The worst news swirling around General Motors in the history of the company has not prompted big public relations or advertising campaigns.
Instead, said Tom Wickham, a PR veteran of the firm, what once was the biggest company in the world is reaching out to the public one by one through social networking on the Internet.
“We’ve pretty much been on the cutting edge as a corporation using social media. We’re so deep into social media, we have our own team that specializes in this,” Wickham told a group of students Thursday at Grand Valley State University’s Allendale campus.
Summoned to testify before Congress last fall to justify their requests for federal aid, auto executives traveled to Washington D.C. by corporate jet. Congress members and the public jumped on the public relations gaffe.
“What caught a lot of people off guard … was just the animosity that had already built up toward the company and the industry. That caught a lot of people by surprise,” said Wickham, now executive communications manager for GM executives. He worked mostly in media relations since joining GM in 1999 after a career as a reporter at The Flint Journal and The Saginaw News.

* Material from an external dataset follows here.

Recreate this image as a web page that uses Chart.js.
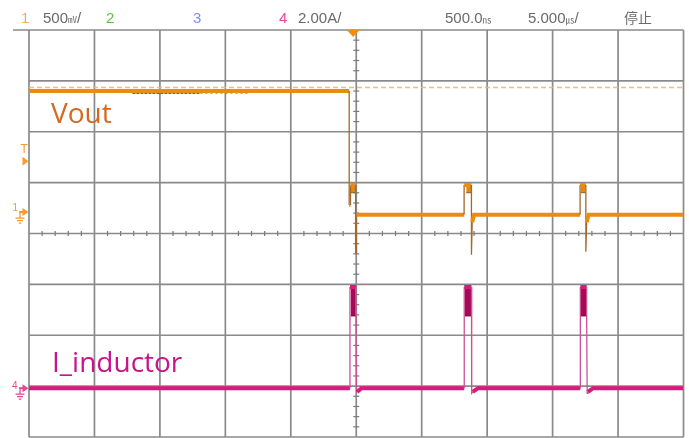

“That’s caused a lot of people to be very introspective. In the eyes of consumers, people are ticked off about the federal dollars, their money, being misused,” Wickham said.
“It is raw emotion, and… I think people need to take notice of that. It’s not just us, but it’s everybody. You don’t play around with taxpayer dollars.”
He displayed a set of editorial cartoons and blogger comments that skewered GM. “The venom, the anger is visible in these editorial cartoons,” he said. “As a corporation and a PR professional, I can’t dismiss the anger that is manifested in this type of artwork. You can’t ignore what people are saying.
“What we’re trying to do is understand what’s motivating them. We’re not going to fight. We’re going to listen, we’re going to learn, we’re going to tell our story.”
Wickham — “TweetingTom” on Twitter — said GM is meeting that emotion where it is being displayed, on computer monitors in homes and workplaces through social networking, including blogs, YouTube, Facebook and Twitter.
“My boss expects that I’m involved in this, day in and day out. During my job, at home, in the evening, on the weekend, whenever there’s an opportunity, I’m out there tweeting,” he said.
He said GM several years ago identified credible bloggers and started providing them with the same access enjoyed by traditional media at the North American International Auto Show in Detroit, such as executive interviews. The company wanted to reach the bloggers’ audience, a segment of the population that pays scant attention to the mainstream media.
For example, in December, when Grace Lieblein was named to run GM in Mexico, the company sought out specialized bloggers to publicize her appointment, he said. A recent Twitter interview with Andrew Farah, chief engineer for the Chevy Volt electric car, let GM engage the public in a personal way, Wickham said.
“The perception that social media is limited to the 20- and 30-somethings is completely false,” he added.